Continental Airlines had trust issues in the 80’s and 90’s due to it having the most delays, low customer satisfaction, and high employee turnover. Then, CEO Gordon Bethune took over and turned the company around. He made himself accessible to employees, often working alongside them (including the baggage handlers), and created a sense of team spirit within the company. He fixed the delays which were costing the company $5 million a month and offered to pay every worker in the company an extra $65 a month (separate from their regular paycheck) for every month that the airline ranked in the top 5 for on-time performance to reinforce the message that every employee was responsible for the company’s success.

You see, it’s not only the customers who need to believe in the company’s values and beliefs, but its employees, too. When the Golden Circle is perfectly aligned, this is easy to achieve; people perform at their best when they’re part of a culture they believe in, so make sure you’re hiring people who have the same values as the company.

Remember, you can’t always succeed alone. Behind every inspirational leader who has the why, there is usually an inspired, action-oriented partner who knows the how. Steve Jobs couldn’t have made Apple a success without Steve Wozniak. Bill Gates couldn’t have made Microsoft without Paul Allen, and Walt Disney couldn’t have done it without his brother Roy who was in charge of finances and selling, whilenWalt was in charge of dreaming and drawing!

4. Focus on those who embrace change

Finally, in order to see your business succeed you have to get the innovators and early adopters on board.
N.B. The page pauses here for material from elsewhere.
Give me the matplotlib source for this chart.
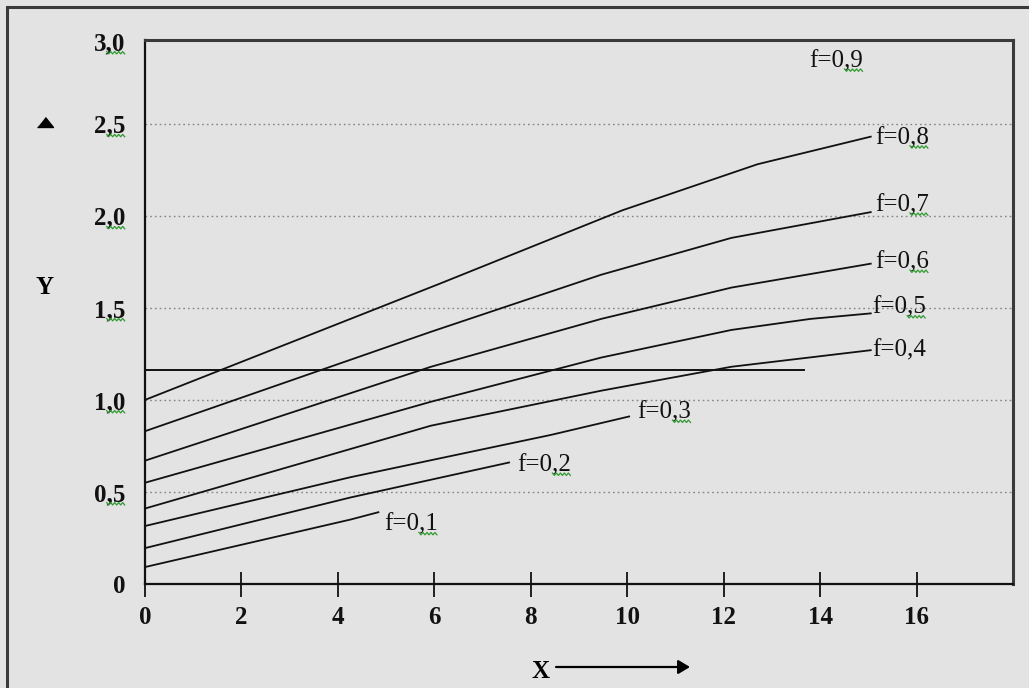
import matplotlib
matplotlib.use("Agg")
import matplotlib.pyplot as plt
from matplotlib.lines import Line2D
from matplotlib.patches import Rectangle
from matplotlib.transforms import IdentityTransform
import numpy as np

plt.rcParams['font.family'] = ['Liberation Serif', 'DejaVu Serif']

# curves (x, y) for each f
x01 = [0, 4.26, 4.84]
y01 = [0.092, 0.35, 0.39]
x02 = [0, 4.26, 7.55]
y02 = [0.195, 0.47, 0.66]
x03 = [0, 4.26, 8.42, 10.04]
y03 = [0.315, 0.58, 0.81, 0.91]
x04 = [0, 5.93, 9.46, 12.16, 15.05]
y04 = [0.41, 0.86, 1.05, 1.18, 1.27]
x05 = [0, 5.93, 9.46, 12.16, 13.8, 15.05]
y05 = [0.55, 0.99, 1.23, 1.38, 1.44, 1.47]
x06 = [0, 5.93, 9.46, 12.16, 15.05]
y06 = [0.67, 1.18, 1.44, 1.61, 1.74]
x07 = [0, 5.93, 9.46, 12.16, 15.05]
y07 = [0.83, 1.37, 1.68, 1.88, 2.02]
x08 = [0, 6.1, 9.9, 12.7, 15.05]
y08 = [1.00, 1.63, 2.03, 2.28, 2.43]

curves = [(x01, y01), (x02, y02), (x03, y03), (x04, y04),
          (x05, y05), (x06, y06), (x07, y07), (x08, y08)]
labels = ["f=0,1", "f=0,2", "f=0,3", "f=0,4", "f=0,5", "f=0,6", "f=0,7", "f=0,8"]
label_off = [(4, -9), (6, -2), (6, 3), (1, 0), (1, 4), (3, 1), (3, 5), (3, -1)]

f09_label = "f=0,9"
f09_pos = (13.78, 2.84)

hline_y = 1.16
hline_x = [0, 13.66]

grid_levels = [0.5, 1.0, 1.5, 2.0, 2.5]
xticks = [0, 2, 4, 6, 8, 10, 12, 14, 16]
yticks = [0, 0.5, 1.0, 1.5, 2.0, 2.5, 2.95]
ytick_labels = ["0", "0,5", "1,0", "1,5", "2,0", "2,5", "3,0"]

bg = '#e3e3e3'
W, H = 1029, 688
fig = plt.figure(figsize=(W / 100, H / 100), dpi=100, facecolor=bg)
ax = fig.add_axes([145 / W, 1 - 584 / H, (1013 - 145) / W, (584 - 40) / H])
ax.set_facecolor(bg)

for g in grid_levels:
    ax.axhline(g, color='#858585', ls=(0, (1.2, 2.2)), lw=1.0, zorder=1)

for (xs, ys), lab, off in zip(curves, labels, label_off):
    ax.plot(xs, ys, color='#111111', lw=1.3, zorder=3)
    ax.annotate(lab, xy=(xs[-1], ys[-1]), xytext=off, textcoords='offset points',
                ha='left', va='center', fontsize=18, color='#111111')

ax.text(f09_pos[0], f09_pos[1], f09_label, ha='left', va='center', fontsize=18, color='#111111')
ax.plot(hline_x, [hline_y, hline_y], color='#111111', lw=1.4, zorder=3)

ax.set_xlim(0, 18.0)
ax.set_ylim(0, 2.955)
ax.set_xticks(xticks)
ax.set_xticklabels([str(v) for v in xticks], fontsize=18, fontweight='bold')
ax.set_yticks(yticks)
ax.set_yticklabels(ytick_labels, fontsize=18, fontweight='bold')
ax.tick_params(axis='x', direction='inout', length=18, width=1.3, pad=7, colors='#111111')
ax.tick_params(axis='y', length=0, pad=14, colors='#111111')

for s in ['left', 'bottom']:
    ax.spines[s].set_linewidth(1.6)
    ax.spines[s].set_color('#111111')
for s in ['top', 'right']:
    ax.spines[s].set_linewidth(2.2)
    ax.spines[s].set_color('#3a3a3a')

# axis names
fig.text(45 / W, 1 - 287 / H, "Y", ha='center', va='center', fontsize=18, fontweight='bold')
tri = [(-8, -5), (8, -5), (0, 5)]
fig.add_artist(Line2D([45 / W], [1 - 122 / H], transform=fig.transFigure, marker=tri,
                      ms=11.5, color='k', ls='none'))
fig.text(540 / W, 1 - 671 / H, "X", ha='center', va='center', fontsize=18, fontweight='bold')
fig.add_artist(matplotlib.patches.FancyArrowPatch(
    (556 / W, 1 - 667 / H), (690 / W, 1 - 667 / H), transform=fig.transFigure,
    arrowstyle='-|>,head_length=0.5,head_width=0.3', mutation_scale=14,
    lw=1.6, color='k', shrinkA=0, shrinkB=0))

# page frame
fig.add_artist(Rectangle((7 / W, -0.05), 1.2, 1.05 - 7 / H, transform=fig.transFigure,
                         fill=False, lw=2.2, ec='#3a3a3a'))

# green spell-check squiggles under ",digit"
fig.canvas.draw()
renderer = fig.canvas.get_renderer()
marked = [t for t in ax.texts if ',' in t.get_text() and t.get_text() != "f=0,4"]
marked += [t for t in ax.get_yticklabels() if ',' in t.get_text()]
for t in marked:
    txt = t.get_text()
    pre = txt[:txt.index(',')]
    bb = t.get_window_extent(renderer)
    wpre, _, _ = renderer.get_text_width_height_descent(pre, t.get_fontproperties(), ismath=False)
    _, _, desc = renderer.get_text_width_height_descent(txt, t.get_fontproperties(), ismath=False)
    x0, x1 = bb.x0 + wpre, bb.x1
    ybase = bb.y0 + desc - 1.5
    xs = np.arange(x0, x1 + 0.1, 2.0)
    ys = ybase + np.where(np.arange(len(xs)) % 2 == 0, 1.2, -1.2)
    fig.add_artist(Line2D(xs, ys, transform=IdentityTransform(), color='#2f9a2f', lw=0.9))

fig.savefig("out.png", dpi=100, facecolor=bg)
These people will believe in your mission or product, even if it’s completely new and alien, and they’ll ultimately lead the majority to your products and company by proving it works and is needed or useful.

Malcolm Gladwell, author of The Tipping Point, talks about “connectors” and “influencers” as he explains the tipping point that must be reached before ideas or behaviors go viral. Products are often marketed to influencers in an effort to reach the “early adopters” before the majority, and finally, the “laggards” catch on to the product or business. The “Law of Diffusion of Innovation,” as it’s known, follows a bell curve with 2.5% of people needed on one side of the curve, these being the innovators. The curve then rises to 13.5% of people who are the “early adopters,” followed by 2 sets of 34%, the majority of people who follow early, and the second 34% who adopt late with the remaining 16% on the other side of the downward curve being the “laggards” who are the last to adopt a new trend or new technology.

It’s the brave and trusting innovators and early adopters, those who are the first to try new products and new ideas, and are therefore prepared to take a leap into the unknown, who push the majority of society to follow, so that something that was once brand new is now a new normal and is known to work. They trust their intuition and are willing to pay more as well as to be inconvenienced if it doesn’t work out.

Think about those early adopters of the internet, smartphones, or going back to aviation, those people who were willing to be the first passengers long before hopping on a plane to go on a holiday abroad became ordinary. Then think about the people you know who are stuck in their ways, who refuse to embrace change—these are the “laggards.” As a leader, where do you fall on the chart, are you usually an early adopter or one of the last to get on board?

The above is inspired from the bestselling book "Start With Why" by Simon Sinek.